Omit any picture, and return the remaining data exactly as written.

---+---

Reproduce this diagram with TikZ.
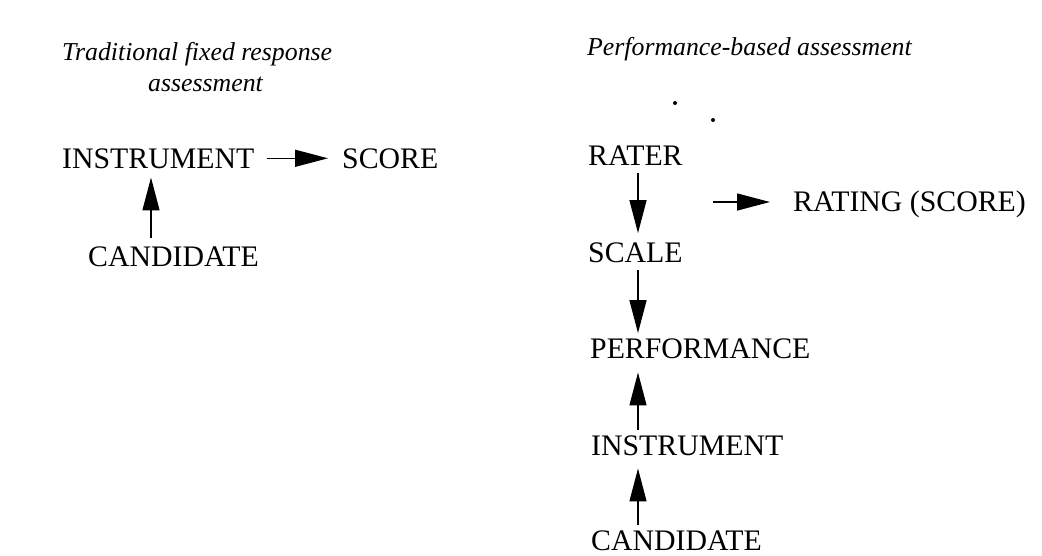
\documentclass[tikz,border=0pt]{standalone}
\usepackage{fontspec}
\setmainfont{Liberation Serif}
\usetikzlibrary{arrows.meta}
\begin{document}
\begin{tikzpicture}[x=1pt,y=-1pt,
  label/.style={inner sep=0pt,anchor=base west,font=\fontsize{29.8}{34}\selectfont},
  heading/.style={inner sep=0pt,anchor=base west,font=\fontsize{25.8}{30}\selectfont\itshape},
  link/.style={line width=1.4pt,-{Triangle[length=33pt,width=17pt]}}]
\useasboundingbox (0,0) rectangle (1042,555);

% left column: traditional fixed response assessment
\node[heading] (thead) at (62,60) {Traditional fixed response};
\node[heading] (thead2) at (148,91) {assessment};
\node[label] (inst) at (62,168) {INSTRUMENT};
\node[label] (score) at (342,168) {SCORE};
\node[label] (cand) at (88,266) {CANDIDATE};
\coordinate (laxis) at (151,0);

\draw[link,shorten <=13pt,shorten >=14pt] (inst.east) -- (score.west);
\draw[link,shorten <=8pt,shorten >=9pt] (cand.north -| laxis) -- (inst.south -| laxis);

% right column: performance-based assessment
\node[heading] (phead) at (587,55) {Performance-based assessment};
\fill (675,103) circle (2pt);
\fill (713,120) circle (2pt);
\node[label] (rater) at (588,165) {RATER};
\node[label] (rating) at (793,211) {RATING (SCORE)};
\node[label] (scale) at (588,262) {SCALE};
\node[label] (perf) at (590,358) {PERFORMANCE};
\node[label] (inst2) at (591,455) {INSTRUMENT};
\node[label] (cand2) at (591,550) {CANDIDATE};
\coordinate (raxis) at (638,0);
\coordinate (rstart) at (713,202);

\draw[link,shorten <=8pt,shorten >=9pt] (rater.south -| raxis) -- (scale.north -| raxis);
\draw[link,shorten >=23pt] (rstart) -- (rstart -| rating.west);
\draw[link,shorten <=8pt,shorten >=5pt] (scale.south -| raxis) -- (perf.north -| raxis);
\draw[link,shorten <=5pt,shorten >=14pt] (inst2.north -| raxis) -- (perf.south -| raxis);
\draw[link,shorten <=5pt,shorten >=13pt] (cand2.north -| raxis) -- (inst2.south -| raxis);
\end{tikzpicture}
\end{document}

---+---

_RESULT_
Reproduce this diagram with TikZ.
\documentclass[tikz,border=0pt]{standalone}
\usepackage{fontspec}
\setmainfont{Liberation Serif}
\usetikzlibrary{arrows.meta}
\begin{document}
\begin{tikzpicture}[x=1pt,y=-1pt,
  label/.style={inner sep=0pt,anchor=base west,font=\fontsize{29.8}{34}\selectfont},
  heading/.style={inner sep=0pt,anchor=base west,font=\fontsize{25.8}{30}\selectfont\itshape},
  link/.style={line width=1.4pt,-{Triangle[length=33pt,width=17pt]}}]
\useasboundingbox (0,0) rectangle (1042,555);

% left column: traditional fixed response assessment
\node[heading] (thead) at (62,60) {Traditional fixed response};
\node[heading] (thead2) at (148,91) {assessment};
\node[label] (inst) at (62,168) {INSTRUMENT};
\node[label] (score) at (342,168) {SCORE};
\node[label] (cand) at (88,266) {CANDIDATE};
\coordinate (laxis) at (151,0);

\draw[link,shorten <=13pt,shorten >=14pt] (inst.east) -- (score.west);
\draw[link,shorten <=8pt,shorten >=9pt] (cand.north -| laxis) -- (inst.south -| laxis);

% right column: performance-based assessment
\node[heading] (phead) at (587,55) {Performance-based assessment};
\fill (675,103) circle (2pt);
\fill (713,120) circle (2pt);
\node[label] (rater) at (588,165) {RATER};
\node[label] (rating) at (793,211) {RATING (SCORE)};
\node[label] (scale) at (588,262) {SCALE};
\node[label] (perf) at (590,358) {PERFORMANCE};
\node[label] (inst2) at (591,455) {INSTRUMENT};
\node[label] (cand2) at (591,550) {CANDIDATE};
\coordinate (raxis) at (638,0);
\coordinate (rstart) at (713,202);

\draw[link,shorten <=8pt,shorten >=9pt] (rater.south -| raxis) -- (scale.north -| raxis);
\draw[link,shorten >=23pt] (rstart) -- (rstart -| rating.west);
\draw[link,shorten <=8pt,shorten >=5pt] (scale.south -| raxis) -- (perf.north -| raxis);
\draw[link,shorten <=5pt,shorten >=14pt] (inst2.north -| raxis) -- (perf.south -| raxis);
\draw[link,shorten <=5pt,shorten >=13pt] (cand2.north -| raxis) -- (inst2.south -| raxis);
\end{tikzpicture}
\end{document}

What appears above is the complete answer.